Mis padres me suelen decir, con razón, que tiendo a juzgarlos con los ojos del presente, como si no hubieran vivido otra época ni arrastraran las inercias de un mundo donde todo era completamente diferente. Así somos los hijos, tantas y tan injustamente exigentes. A veces siento que solo lo comprenderé cuando sea demasiado tarde. De eso va un poco este ensayo, a modo de duelo literario, escrito por Annie Ernaux.
De la muerte de su padre y del intento de radiografiar su vida para comprender lo que les separó y entender así la distancia que se suceden de generación en generación. Ernaux realiza un retrato sincero de su figura paterna despojándose de artimañas narrativas, y dejándonos un texto crudo, desnudo, hecho a retazos, como un collage compuesto de recuerdos unidos por una delicada hebra.
El abismo que separaba a Annie de su padre se articulaba de forma clarividente sobre la condición de clase. Era complicado convencer a aquel señor de que existían otros caminos para la plenitud más allá de trabajar hasta el agotamiento. Cómo hacerlo con un currante que se dejó el alma para ser clase media después de no tener donde caerse muerto. A ese superviviente que la vida enderezó a base de disciplina, esfuerzo y ocultar las penurias, háblale de literatura, de enseñanza, de no trabajar hasta más allá de los diecisiete años.

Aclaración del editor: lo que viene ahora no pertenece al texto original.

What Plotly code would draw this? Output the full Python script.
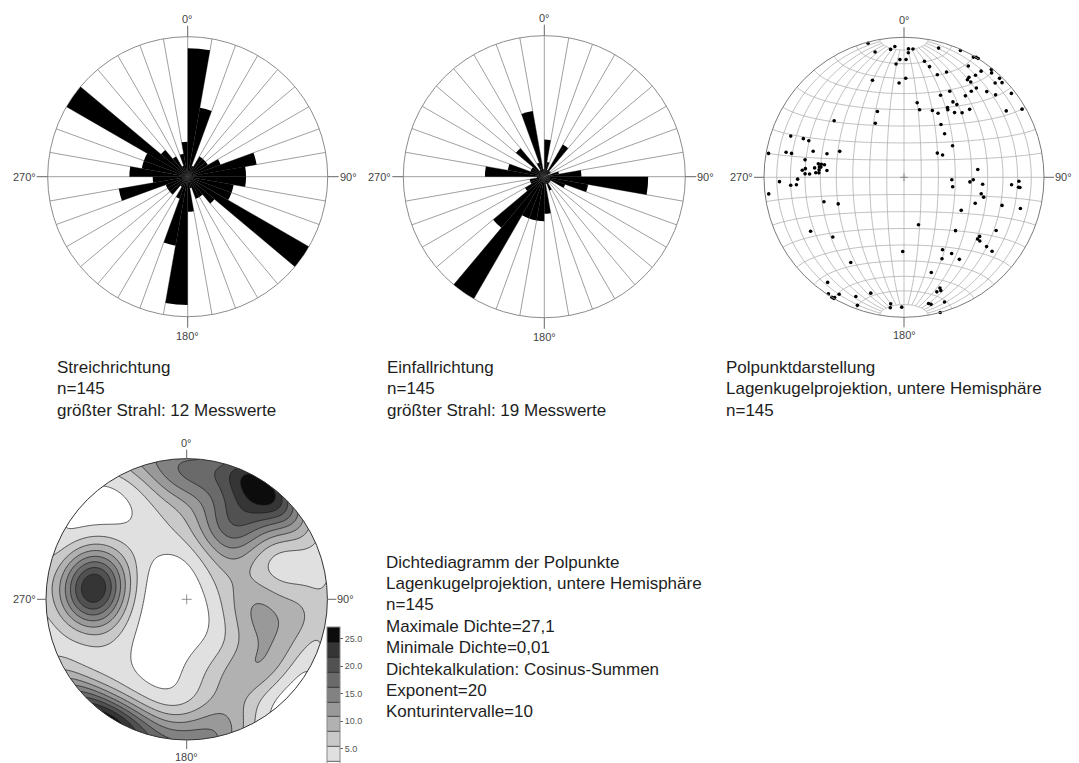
import numpy as np
import plotly.graph_objects as go

W, H = 1079, 763

# ---------------- data ----------------
bin_start = list(range(0, 360, 10))
strike_counts = [11, 6, 1, 2, 2, 2, 3, 6, 5, 5, 4, 4, 12, 3, 2, 2, 1, 3,
                 11, 6, 2, 1, 2, 2, 2, 6, 3, 5, 4, 4, 12, 3, 2, 1, 2, 3]
dipdir_counts = [5, 2, 1, 5, 1, 1, 0, 2, 5, 14, 6, 3, 1, 1, 1, 2, 1, 5,
                 6, 6, 6, 19, 9, 3, 2, 2, 1, 8, 5, 2, 2, 5, 1, 2, 9, 1]

pole_trend = [345, 354, 356, 347, 358, 1, 356, 1, 357, 342, 338, 332, 309, 290, 291, 291,
              280, 282, 282, 286, 287, 292, 280, 279, 279, 279, 277, 277, 275, 273, 276,
              273, 275, 274, 272, 272, 275,
              2, 4, 2, 15, 24, 30, 31, 32, 10, 13, 30, 39, 40, 36, 35, 33, 33, 35, 44, 44,
              46, 18, 22, 39, 38, 44, 28, 52, 24, 37, 48, 33, 36, 32, 33, 10, 13, 23, 28,
              38, 42, 44, 57, 60, 35, 43, 57, 54, 60, 84,
              93, 101, 94, 92, 95, 102, 104, 110, 94, 92, 95, 95, 106, 105, 120, 163, 136,
              120, 128, 130, 130, 130, 130, 152, 148, 155, 146, 181, 164, 162, 162, 164,
              169, 168, 162, 165, 181,
              268, 266, 266, 269, 263, 253, 248, 240, 230, 212, 216, 213, 211, 210, 210,
              209, 202, 196, 200, 186, 186]
pole_plunge = [1, 9, 7, 9, 17, 17, 20, 30, 33, 28, 48, 54, 36, 15, 24, 28,
               2, 15, 19, 33, 42, 49, 29, 38, 40, 42, 39, 40, 39, 39, 36,
               37, 30, 28, 30, 33, 44,
               9, 9, 12, 5, 1, 1, 0, 0, 17, 20, 9, 1, 3, 7, 12, 16, 18, 18, 2, 7,
               3, 24, 20, 19, 23, 16, 31, 3, 36, 28, 13, 36, 36, 41, 42, 45, 49, 47, 47,
               41, 38, 33, 14, 3, 52, 55, 56, 66, 64, 46,
               62, 61, 51, 49, 43, 43, 41, 45, 24, 19, 19, 18, 28, 15, 51, 61, 46,
               25, 32, 32, 30, 24, 19, 41, 36, 36, 30, 46, 30, 18, 16, 16,
               9, 8, 7, 0, 8,
               12, 20, 24, 25, 3, 40, 48, 24, 34, 29, 8, 1, 0, 0, 1,
               5, 9, 15, 3, 10, 7]

max_density = 27.1
exponent = 20
n_intervals = 10
band_colors = ['#ffffff', '#e0e0e0', '#c9c9c9', '#b1b1b1', '#999999', '#828282',
               '#6a6a6a', '#515151', '#353535', '#0c0c0c']
colorbar_ticks = [5, 10, 15, 20, 25]

FONT = 'Arial, Liberation Sans, sans-serif'


def P(x, y):
    return x / W, 1 - y / H


def dom(cx, cy, r):
    return dict(x=[(cx - r) / W, (cx + r) / W], y=[1 - (cy + r) / H, 1 - (cy - r) / H])


fig = go.Figure()

# ---------------- rose diagrams ----------------
centers = [(187.7, 176.7, 140), (544.3, 176.7, 141)]
for i, (counts, (cx, cy, R)) in enumerate(zip([strike_counts, dipdir_counts], centers)):
    pname = 'polar' if i == 0 else 'polar2'
    fig.add_trace(go.Barpolar(r=counts, theta=[b + 5 for b in bin_start], width=[10] * 36,
                              marker=dict(color='black', line=dict(width=0)),
                              subplot=pname, showlegend=False, hoverinfo='skip'))
    fig.layout[pname] = dict(
        domain=dom(cx, cy, R), bgcolor='rgba(0,0,0,0)', bargap=0,
        angularaxis=dict(rotation=90, direction='clockwise', tickmode='linear', tick0=0, dtick=10,
                         showticklabels=False, ticks='', showgrid=True, gridcolor='#a0a0a0',
                         gridwidth=0.8, showline=True, linecolor='#8c8c8c', linewidth=1,
                         layer='below traces'),
        radialaxis=dict(range=[0, max(counts)], visible=False))

# ---------------- pole plot (equal-area net) ----------------
def proj(E, N, D):
    th = np.arccos(np.clip(D, -1, 1))
    r = np.sqrt(2) * np.sin(th / 2)
    az = np.degrees(np.arctan2(E, N)) % 360
    return r, az

net_r, net_t = [], []
for delta in range(10, 91, 10):
    sides = [1, -1] if delta < 90 else [1]
    for s in sides:
        lam = np.radians(np.linspace(10, 170, 81) if delta < 90 else np.linspace(0, 180, 91))
        dr = np.radians(delta)
        E = np.sin(lam) * s * np.cos(dr)
        N = np.cos(lam)
        D = np.sin(lam) * np.sin(dr)
        r, t = proj(E, N, D)
        net_r += list(r) + [None]
        net_t += list(t) + [None]
for alpha in range(10, 171, 10):
    a = np.radians(alpha)
    phi = np.radians(np.linspace(0, 180, 91))
    E = np.sin(a) * np.cos(phi)
    N = np.full_like(phi, np.cos(a))
    D = np.sin(a) * np.sin(phi)
    r, t = proj(E, N, D)
    net_r += list(r) + [None]
    net_t += list(t) + [None]

fig.add_trace(go.Scatterpolar(r=net_r, theta=net_t, mode='lines', subplot='polar3',
                              line=dict(color='#b0b0b0', width=0.8), connectgaps=False,
                              showlegend=False, hoverinfo='skip'))
pr = np.sqrt(2) * np.sin(np.radians(90 - np.array(pole_plunge, float)) / 2)
fig.add_trace(go.Scatterpolar(r=pr, theta=pole_trend, mode='markers', subplot='polar3',
                              marker=dict(color='black', size=3.6),
                              showlegend=False, hoverinfo='skip'))
fig.layout['polar3'] = dict(
    domain=dom(904, 177.3, 140), bgcolor='rgba(0,0,0,0)',
    angularaxis=dict(rotation=90, direction='clockwise', showticklabels=False, ticks='',
                     showgrid=False, showline=True, linecolor='#7a7a7a', linewidth=1),
    radialaxis=dict(range=[0, 1], visible=False))

# ---------------- density diagram (cosine sums of the poles) ----------------
g = np.linspace(-1, 1, 201)
X, Y = np.meshgrid(g, g)
rho = np.minimum(np.hypot(X, Y), 1.0)
th = 2 * np.arcsin(rho / np.sqrt(2))
az = np.arctan2(X, Y)
gE, gN, gD = np.sin(th) * np.sin(az), np.sin(th) * np.cos(az), np.cos(th)
pt, pp = np.radians(pole_trend), np.radians(pole_plunge)
pE, pN, pD = np.cos(pp) * np.sin(pt), np.cos(pp) * np.cos(pt), np.sin(pp)
dots = gE[..., None] * pE + gN[..., None] * pN + gD[..., None] * pD
dens = (np.abs(dots) ** exponent).sum(-1)
dens = dens * (max_density / dens.max())

step = max_density / n_intervals
nb = len(band_colors)
cscale = []
for k, c in enumerate(band_colors):
    cscale += [[k / nb, c], [(k + 1) / nb, c]]

cb_top = 627
fig.add_trace(go.Contour(
    x=g, y=g, z=dens, xaxis='x', yaxis='y', zmin=0, zmax=max_density,
    colorscale=cscale, autocontour=False,
    contours=dict(start=step, end=max_density - step * 0.999, size=step, coloring='fill'),
    line=dict(color='#1a1a1a', width=0.7), hoverinfo='skip',
    colorbar=dict(x=327.3 / W, xanchor='left', y=1 - cb_top / H, yanchor='top',
                  lenmode='pixels', len=148.6, thickness=13, xpad=0, ypad=0,
                  outlinecolor='#888', outlinewidth=1,
                  tickmode='array', tickvals=colorbar_ticks, tickformat='.1f',
                  ticks='outside', ticklen=3, tickcolor='#666',
                  tickfont=dict(size=9, color='#555', family=FONT))))

PADF = 1.06
dcx, dcy, dR = 186.7, 599.3, 140.7
dd = dom(dcx, dcy, dR * PADF)
fig.update_layout(
    xaxis=dict(domain=dd['x'], range=[-PADF, PADF], visible=False, fixedrange=True),
    yaxis=dict(domain=dd['y'], range=[-PADF, PADF], visible=False, fixedrange=True))

ang = np.linspace(0, -2 * np.pi, 241)
circ = ' '.join(('M' if k == 0 else 'L') + f'{np.cos(a):.4f},{np.sin(a):.4f}' for k, a in enumerate(ang))
mask = 'M-1.2,-1.2 L1.2,-1.2 L1.2,1.2 L-1.2,1.2 Z ' + circ + ' Z'
shapes = [
    dict(type='path', path=mask, xref='x', yref='y', fillcolor='white',
         line=dict(width=0, color='white'), fillrule='evenodd', layer='above'),
    dict(type='circle', xref='x', yref='y', x0=-1, y0=-1, x1=1, y1=1,
         line=dict(color='#333', width=1)),
]

def seg(x0, y0, x1, y1, color='#666', width=1):
    a0, b0 = P(x0, y0)
    a1, b1 = P(x1, y1)
    return dict(type='line', xref='paper', yref='paper', x0=a0, y0=b0, x1=a1, y1=b1,
                line=dict(color=color, width=width))

circles = [(187.7, 176.7, 140, 11), (544.3, 176.7, 141, 11),
           (904, 177.3, 140, 10), (dcx, dcy, dR, 9)]
for (cx, cy, R, ext) in circles:
    shapes += [seg(cx, cy - R - ext, cx, cy - R), seg(cx, cy + R, cx, cy + R + ext),
               seg(cx - R - ext, cy, cx - R, cy), seg(cx + R, cy, cx + R + ext, cy)]

for (cx, cy, h) in [(904, 177.3, 4), (dcx, dcy, 5)]:
    shapes += [seg(cx - h, cy, cx + h, cy, '#777', 0.8), seg(cx, cy - h, cx, cy + h, '#777', 0.8)]

annots = []

def label(text, x, y, anchor='center', size=11, color='#444'):
    a, b = P(x, y)
    annots.append(dict(text=text, x=a, y=b, xref='paper', yref='paper', showarrow=False,
                       xanchor=anchor, yanchor='middle', borderpad=0,
                       font=dict(size=size, color=color, family=FONT)))

for (cx, cy, R, ext) in circles:
    label('0°', cx, cy - R - ext - 7)
    label('180°', cx, cy + R + ext + 8)
    label('90°', cx + R + ext, cy, 'left')
    label('270°', cx - R - ext, cy, 'right')

def block(lines, x, y0, step=21.5):
    for k, t in enumerate(lines):
        label(t, x, y0 + k * step, 'left', size=17, color='#1e1e1e')

block(['Streichrichtung', 'n=145', 'größter Strahl: 12 Messwerte'], 56, 367)
block(['Einfallrichtung', 'n=145', 'größter Strahl: 19 Messwerte'], 386, 367)
block(['Polpunktdarstellung', 'Lagenkugelprojektion, untere Hemisphäre', 'n=145'], 725, 367)
block(['Dichtediagramm der Polpunkte', 'Lagenkugelprojektion, untere Hemisphäre', 'n=145',
       'Maximale Dichte=27,1', 'Minimale Dichte=0,01', 'Dichtekalkulation: Cosinus-Summen',
       'Exponent=20', 'Konturintervalle=10'], 385, 562, 21.4)

fig.update_layout(width=W, height=H, autosize=False,
                  margin=dict(l=0, r=0, t=0, b=0, pad=0, autoexpand=False),
                  paper_bgcolor='white', plot_bgcolor='white', showlegend=False,
                  shapes=shapes, annotations=annots)

fig.write_html('out.html', config={'displayModeBar': False},
               post_script="document.body.style.margin='0px';"
                           "document.body.style.padding='0px';")
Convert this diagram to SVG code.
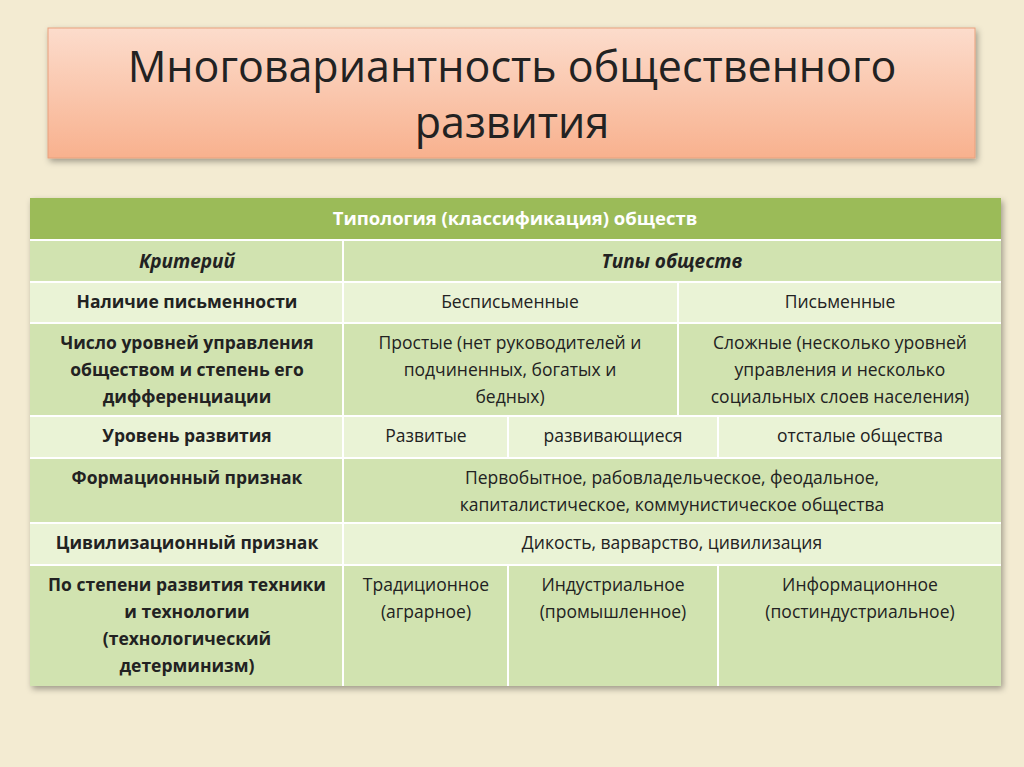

Sin saberlo, con su esfuerzo, legó a su hija el derecho a soñar y vivir otras vidas para él eran inimaginables. En apenas cien páginas, Ernaux da la impresión de reconciliarse, a su manera, con el recuerdo familiar y nos deja un testimonio de los valores y la visión de la realidad de una generación que superó la guerra y conquistó el nuevo mundo.